THE REQUEST
The material below has pictures in it. Set down only the lines from the line containing "Write a LaTeX" through the line containing "below=12pt of b3]", word for word, and leave the pictures behind.

---- TASK MATERIAL

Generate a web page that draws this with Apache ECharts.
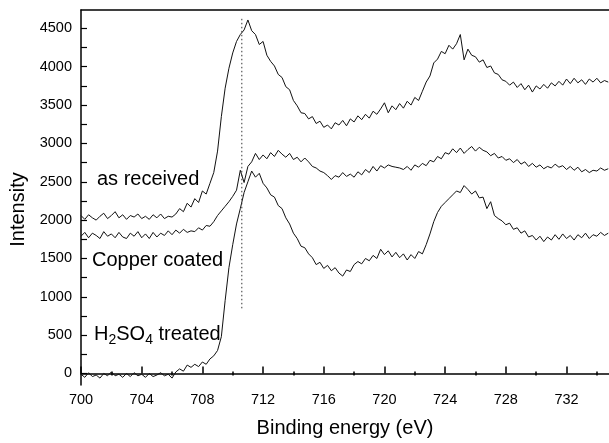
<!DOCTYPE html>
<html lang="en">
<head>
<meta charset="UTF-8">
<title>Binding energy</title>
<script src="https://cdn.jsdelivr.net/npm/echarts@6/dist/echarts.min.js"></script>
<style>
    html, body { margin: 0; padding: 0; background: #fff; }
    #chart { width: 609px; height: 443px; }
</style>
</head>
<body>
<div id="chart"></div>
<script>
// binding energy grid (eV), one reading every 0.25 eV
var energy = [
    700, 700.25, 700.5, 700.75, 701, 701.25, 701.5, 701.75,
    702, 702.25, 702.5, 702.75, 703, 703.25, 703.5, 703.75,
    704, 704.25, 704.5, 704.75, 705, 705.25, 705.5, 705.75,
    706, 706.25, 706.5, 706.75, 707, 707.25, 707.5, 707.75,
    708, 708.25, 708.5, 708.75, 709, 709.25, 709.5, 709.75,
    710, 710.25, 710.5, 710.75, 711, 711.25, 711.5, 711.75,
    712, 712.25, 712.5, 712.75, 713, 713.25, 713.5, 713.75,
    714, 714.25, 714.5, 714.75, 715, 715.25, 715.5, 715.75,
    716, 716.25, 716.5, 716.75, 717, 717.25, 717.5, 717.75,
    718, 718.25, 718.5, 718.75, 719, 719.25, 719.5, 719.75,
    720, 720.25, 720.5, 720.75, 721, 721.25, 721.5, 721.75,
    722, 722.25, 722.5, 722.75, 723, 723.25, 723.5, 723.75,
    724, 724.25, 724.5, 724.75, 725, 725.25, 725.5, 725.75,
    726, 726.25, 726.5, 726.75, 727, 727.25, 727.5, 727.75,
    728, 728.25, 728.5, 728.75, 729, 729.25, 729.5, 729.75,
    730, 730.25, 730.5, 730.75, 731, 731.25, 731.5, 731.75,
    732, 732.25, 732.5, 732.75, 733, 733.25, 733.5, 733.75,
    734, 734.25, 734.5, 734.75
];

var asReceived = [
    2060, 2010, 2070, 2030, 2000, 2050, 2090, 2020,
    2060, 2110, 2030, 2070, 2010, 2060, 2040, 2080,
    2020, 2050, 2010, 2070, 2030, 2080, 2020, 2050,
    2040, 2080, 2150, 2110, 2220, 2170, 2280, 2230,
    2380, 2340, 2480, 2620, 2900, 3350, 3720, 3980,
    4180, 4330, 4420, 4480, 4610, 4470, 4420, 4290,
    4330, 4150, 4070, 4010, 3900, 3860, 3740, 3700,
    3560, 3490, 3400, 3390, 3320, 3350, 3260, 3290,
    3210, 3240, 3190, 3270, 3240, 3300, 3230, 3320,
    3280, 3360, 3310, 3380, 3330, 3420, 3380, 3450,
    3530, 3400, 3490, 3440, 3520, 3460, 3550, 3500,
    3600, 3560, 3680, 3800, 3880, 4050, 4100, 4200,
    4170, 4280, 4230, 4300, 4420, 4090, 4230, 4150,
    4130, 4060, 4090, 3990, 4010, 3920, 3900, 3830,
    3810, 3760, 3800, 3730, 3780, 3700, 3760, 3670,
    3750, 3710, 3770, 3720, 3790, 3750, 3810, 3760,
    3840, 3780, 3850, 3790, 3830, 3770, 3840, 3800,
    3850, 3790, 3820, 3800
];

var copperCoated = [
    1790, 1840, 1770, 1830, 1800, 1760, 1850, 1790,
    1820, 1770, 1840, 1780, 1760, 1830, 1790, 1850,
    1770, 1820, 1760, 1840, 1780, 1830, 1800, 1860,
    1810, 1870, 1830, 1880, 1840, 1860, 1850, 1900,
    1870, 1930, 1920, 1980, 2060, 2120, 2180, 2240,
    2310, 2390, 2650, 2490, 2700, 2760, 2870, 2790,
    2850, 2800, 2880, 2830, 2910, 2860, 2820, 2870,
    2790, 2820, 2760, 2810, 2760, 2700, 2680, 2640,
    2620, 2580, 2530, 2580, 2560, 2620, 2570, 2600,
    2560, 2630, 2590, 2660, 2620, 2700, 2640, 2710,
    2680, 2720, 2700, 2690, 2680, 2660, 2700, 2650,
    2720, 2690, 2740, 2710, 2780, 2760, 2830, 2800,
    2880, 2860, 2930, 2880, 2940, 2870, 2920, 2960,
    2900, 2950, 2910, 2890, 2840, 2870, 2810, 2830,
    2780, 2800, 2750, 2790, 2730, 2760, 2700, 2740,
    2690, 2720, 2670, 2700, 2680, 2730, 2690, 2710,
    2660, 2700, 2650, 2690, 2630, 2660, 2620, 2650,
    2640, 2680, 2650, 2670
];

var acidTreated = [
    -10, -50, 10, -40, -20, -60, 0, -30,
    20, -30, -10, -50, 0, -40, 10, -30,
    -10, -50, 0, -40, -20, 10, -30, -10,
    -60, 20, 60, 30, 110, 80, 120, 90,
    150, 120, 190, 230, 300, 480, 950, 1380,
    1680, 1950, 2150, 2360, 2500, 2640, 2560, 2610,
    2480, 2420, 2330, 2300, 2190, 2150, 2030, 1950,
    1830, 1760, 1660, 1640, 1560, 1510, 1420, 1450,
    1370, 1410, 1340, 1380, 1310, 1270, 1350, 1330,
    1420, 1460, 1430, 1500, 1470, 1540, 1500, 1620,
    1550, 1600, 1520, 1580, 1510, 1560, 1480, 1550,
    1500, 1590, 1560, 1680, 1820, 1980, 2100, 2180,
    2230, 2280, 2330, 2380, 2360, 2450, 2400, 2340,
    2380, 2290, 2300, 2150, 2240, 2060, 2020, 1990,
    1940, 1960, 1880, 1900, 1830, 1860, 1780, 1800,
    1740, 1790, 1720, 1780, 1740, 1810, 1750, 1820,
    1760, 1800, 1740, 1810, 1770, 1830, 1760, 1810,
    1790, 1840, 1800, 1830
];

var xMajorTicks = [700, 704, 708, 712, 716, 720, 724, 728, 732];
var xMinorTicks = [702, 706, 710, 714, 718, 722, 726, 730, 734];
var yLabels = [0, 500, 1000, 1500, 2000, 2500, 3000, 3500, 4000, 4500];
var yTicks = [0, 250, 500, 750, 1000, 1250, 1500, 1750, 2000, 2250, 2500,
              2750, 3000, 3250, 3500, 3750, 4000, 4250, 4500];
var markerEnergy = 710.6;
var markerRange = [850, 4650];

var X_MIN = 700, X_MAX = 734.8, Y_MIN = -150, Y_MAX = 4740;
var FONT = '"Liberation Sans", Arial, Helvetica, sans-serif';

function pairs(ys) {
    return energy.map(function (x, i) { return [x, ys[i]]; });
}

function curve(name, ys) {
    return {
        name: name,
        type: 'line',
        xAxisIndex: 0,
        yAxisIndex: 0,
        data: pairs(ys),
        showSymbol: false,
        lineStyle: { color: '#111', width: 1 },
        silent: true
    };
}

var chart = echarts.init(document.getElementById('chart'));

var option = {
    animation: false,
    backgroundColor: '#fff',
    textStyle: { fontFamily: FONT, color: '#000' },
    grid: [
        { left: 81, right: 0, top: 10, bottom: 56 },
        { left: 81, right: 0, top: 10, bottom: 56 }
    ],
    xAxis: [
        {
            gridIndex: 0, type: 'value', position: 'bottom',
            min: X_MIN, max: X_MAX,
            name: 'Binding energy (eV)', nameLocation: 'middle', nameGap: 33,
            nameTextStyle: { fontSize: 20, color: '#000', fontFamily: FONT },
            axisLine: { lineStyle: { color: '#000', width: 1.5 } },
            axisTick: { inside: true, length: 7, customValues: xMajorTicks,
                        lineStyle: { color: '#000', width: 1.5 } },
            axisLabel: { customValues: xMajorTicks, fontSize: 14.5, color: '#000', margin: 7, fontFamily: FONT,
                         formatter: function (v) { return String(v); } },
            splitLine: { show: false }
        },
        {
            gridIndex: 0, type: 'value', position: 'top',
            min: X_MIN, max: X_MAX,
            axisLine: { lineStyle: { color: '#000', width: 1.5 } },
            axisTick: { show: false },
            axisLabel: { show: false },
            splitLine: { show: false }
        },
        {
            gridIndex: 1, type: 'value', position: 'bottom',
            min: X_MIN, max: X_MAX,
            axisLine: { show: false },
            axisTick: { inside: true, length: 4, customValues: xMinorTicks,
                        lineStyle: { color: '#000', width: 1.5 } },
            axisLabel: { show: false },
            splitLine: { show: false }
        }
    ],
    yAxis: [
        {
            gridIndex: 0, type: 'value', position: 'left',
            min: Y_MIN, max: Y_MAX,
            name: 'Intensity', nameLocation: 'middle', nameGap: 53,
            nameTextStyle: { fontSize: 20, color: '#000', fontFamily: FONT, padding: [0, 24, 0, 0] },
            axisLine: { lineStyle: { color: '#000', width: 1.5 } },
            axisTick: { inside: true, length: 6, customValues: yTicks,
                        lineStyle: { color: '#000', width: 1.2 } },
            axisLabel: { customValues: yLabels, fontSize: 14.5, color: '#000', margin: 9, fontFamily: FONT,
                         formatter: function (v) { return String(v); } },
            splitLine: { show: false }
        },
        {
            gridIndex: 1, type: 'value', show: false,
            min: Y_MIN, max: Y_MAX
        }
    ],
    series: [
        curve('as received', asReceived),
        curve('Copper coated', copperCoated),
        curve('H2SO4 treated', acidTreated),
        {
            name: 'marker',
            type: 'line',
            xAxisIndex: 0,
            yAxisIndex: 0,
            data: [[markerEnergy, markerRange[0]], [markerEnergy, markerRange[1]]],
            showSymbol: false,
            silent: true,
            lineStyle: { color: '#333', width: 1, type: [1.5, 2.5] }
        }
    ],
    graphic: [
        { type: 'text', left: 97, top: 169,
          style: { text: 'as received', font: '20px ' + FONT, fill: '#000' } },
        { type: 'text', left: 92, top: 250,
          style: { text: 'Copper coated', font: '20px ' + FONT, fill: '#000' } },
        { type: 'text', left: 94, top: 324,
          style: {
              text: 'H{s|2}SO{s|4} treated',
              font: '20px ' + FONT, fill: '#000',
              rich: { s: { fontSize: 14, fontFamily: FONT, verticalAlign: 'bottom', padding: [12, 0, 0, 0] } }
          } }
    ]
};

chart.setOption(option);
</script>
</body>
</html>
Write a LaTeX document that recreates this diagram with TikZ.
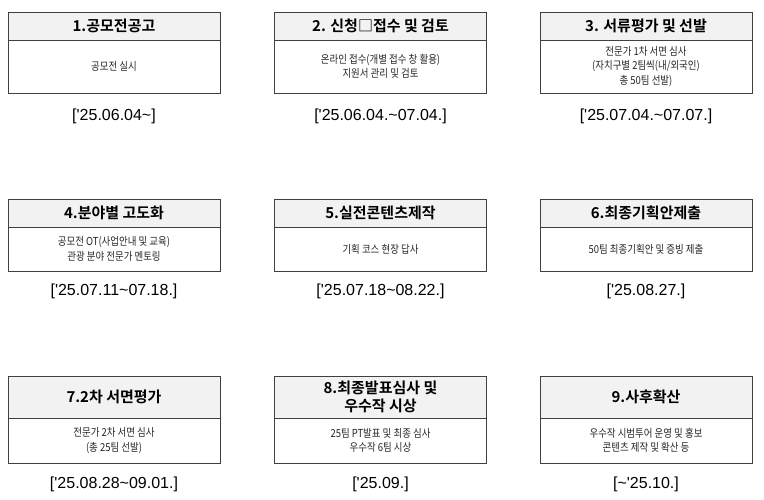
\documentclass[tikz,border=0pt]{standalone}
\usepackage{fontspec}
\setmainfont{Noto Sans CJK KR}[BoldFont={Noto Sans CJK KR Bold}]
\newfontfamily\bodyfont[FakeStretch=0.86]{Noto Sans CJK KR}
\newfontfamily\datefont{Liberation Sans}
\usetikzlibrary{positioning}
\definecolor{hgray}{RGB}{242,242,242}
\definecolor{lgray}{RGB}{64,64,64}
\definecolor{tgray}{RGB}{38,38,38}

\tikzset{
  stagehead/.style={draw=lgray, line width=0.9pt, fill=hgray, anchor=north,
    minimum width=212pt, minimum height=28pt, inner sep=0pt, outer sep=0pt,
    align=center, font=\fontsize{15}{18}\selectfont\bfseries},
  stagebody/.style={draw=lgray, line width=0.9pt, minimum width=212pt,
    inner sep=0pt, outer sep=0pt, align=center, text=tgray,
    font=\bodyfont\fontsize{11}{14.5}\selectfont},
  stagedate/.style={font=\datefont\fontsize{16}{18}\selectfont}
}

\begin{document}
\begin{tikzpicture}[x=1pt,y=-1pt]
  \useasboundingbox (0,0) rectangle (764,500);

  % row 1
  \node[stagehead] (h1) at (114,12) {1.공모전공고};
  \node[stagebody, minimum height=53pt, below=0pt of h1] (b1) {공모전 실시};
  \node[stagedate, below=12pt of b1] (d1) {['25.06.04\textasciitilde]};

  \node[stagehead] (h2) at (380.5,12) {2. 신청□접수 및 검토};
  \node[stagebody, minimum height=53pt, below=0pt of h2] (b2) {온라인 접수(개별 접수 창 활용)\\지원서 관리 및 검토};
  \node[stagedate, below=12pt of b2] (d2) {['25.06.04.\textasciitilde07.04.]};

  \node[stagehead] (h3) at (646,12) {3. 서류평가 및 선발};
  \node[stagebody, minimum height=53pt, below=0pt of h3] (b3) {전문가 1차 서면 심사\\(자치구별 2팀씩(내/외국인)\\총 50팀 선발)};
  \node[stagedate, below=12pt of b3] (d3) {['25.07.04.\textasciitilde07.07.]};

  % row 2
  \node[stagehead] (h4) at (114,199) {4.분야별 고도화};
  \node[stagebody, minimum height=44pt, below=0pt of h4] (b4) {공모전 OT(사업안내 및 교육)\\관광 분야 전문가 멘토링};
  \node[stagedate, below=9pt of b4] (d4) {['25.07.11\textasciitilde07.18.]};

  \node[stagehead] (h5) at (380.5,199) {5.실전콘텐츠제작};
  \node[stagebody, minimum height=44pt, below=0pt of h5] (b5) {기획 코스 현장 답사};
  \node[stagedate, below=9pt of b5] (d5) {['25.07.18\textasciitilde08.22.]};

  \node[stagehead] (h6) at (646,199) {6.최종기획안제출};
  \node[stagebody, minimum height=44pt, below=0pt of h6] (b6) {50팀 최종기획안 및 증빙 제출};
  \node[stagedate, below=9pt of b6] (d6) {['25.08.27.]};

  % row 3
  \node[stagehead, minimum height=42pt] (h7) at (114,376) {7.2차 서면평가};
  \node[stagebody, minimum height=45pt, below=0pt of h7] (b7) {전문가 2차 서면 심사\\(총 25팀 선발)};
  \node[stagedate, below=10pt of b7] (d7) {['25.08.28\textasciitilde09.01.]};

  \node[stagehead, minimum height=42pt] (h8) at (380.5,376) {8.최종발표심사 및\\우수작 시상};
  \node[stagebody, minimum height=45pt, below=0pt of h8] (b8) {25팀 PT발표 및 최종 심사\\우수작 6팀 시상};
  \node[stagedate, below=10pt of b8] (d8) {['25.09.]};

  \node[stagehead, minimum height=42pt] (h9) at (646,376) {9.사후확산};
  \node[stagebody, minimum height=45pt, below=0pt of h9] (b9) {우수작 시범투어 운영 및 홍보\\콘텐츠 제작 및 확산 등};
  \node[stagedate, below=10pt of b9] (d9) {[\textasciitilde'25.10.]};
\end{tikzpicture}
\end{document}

--------

WRITTEN RESPONSE
Write a LaTeX document that recreates this diagram with TikZ.
\documentclass[tikz,border=0pt]{standalone}
\usepackage{fontspec}
\setmainfont{Noto Sans CJK KR}[BoldFont={Noto Sans CJK KR Bold}]
\newfontfamily\bodyfont[FakeStretch=0.86]{Noto Sans CJK KR}
\newfontfamily\datefont{Liberation Sans}
\usetikzlibrary{positioning}
\definecolor{hgray}{RGB}{242,242,242}
\definecolor{lgray}{RGB}{64,64,64}
\definecolor{tgray}{RGB}{38,38,38}

\tikzset{
  stagehead/.style={draw=lgray, line width=0.9pt, fill=hgray, anchor=north,
    minimum width=212pt, minimum height=28pt, inner sep=0pt, outer sep=0pt,
    align=center, font=\fontsize{15}{18}\selectfont\bfseries},
  stagebody/.style={draw=lgray, line width=0.9pt, minimum width=212pt,
    inner sep=0pt, outer sep=0pt, align=center, text=tgray,
    font=\bodyfont\fontsize{11}{14.5}\selectfont},
  stagedate/.style={font=\datefont\fontsize{16}{18}\selectfont}
}

\begin{document}
\begin{tikzpicture}[x=1pt,y=-1pt]
  \useasboundingbox (0,0) rectangle (764,500);

  % row 1
  \node[stagehead] (h1) at (114,12) {1.공모전공고};
  \node[stagebody, minimum height=53pt, below=0pt of h1] (b1) {공모전 실시};
  \node[stagedate, below=12pt of b1] (d1) {['25.06.04\textasciitilde]};

  \node[stagehead] (h2) at (380.5,12) {2. 신청□접수 및 검토};
  \node[stagebody, minimum height=53pt, below=0pt of h2] (b2) {온라인 접수(개별 접수 창 활용)\\지원서 관리 및 검토};
  \node[stagedate, below=12pt of b2] (d2) {['25.06.04.\textasciitilde07.04.]};

  \node[stagehead] (h3) at (646,12) {3. 서류평가 및 선발};
  \node[stagebody, minimum height=53pt, below=0pt of h3] (b3) {전문가 1차 서면 심사\\(자치구별 2팀씩(내/외국인)\\총 50팀 선발)};
  \node[stagedate, below=12pt of b3] (d3) {['25.07.04.\textasciitilde07.07.]};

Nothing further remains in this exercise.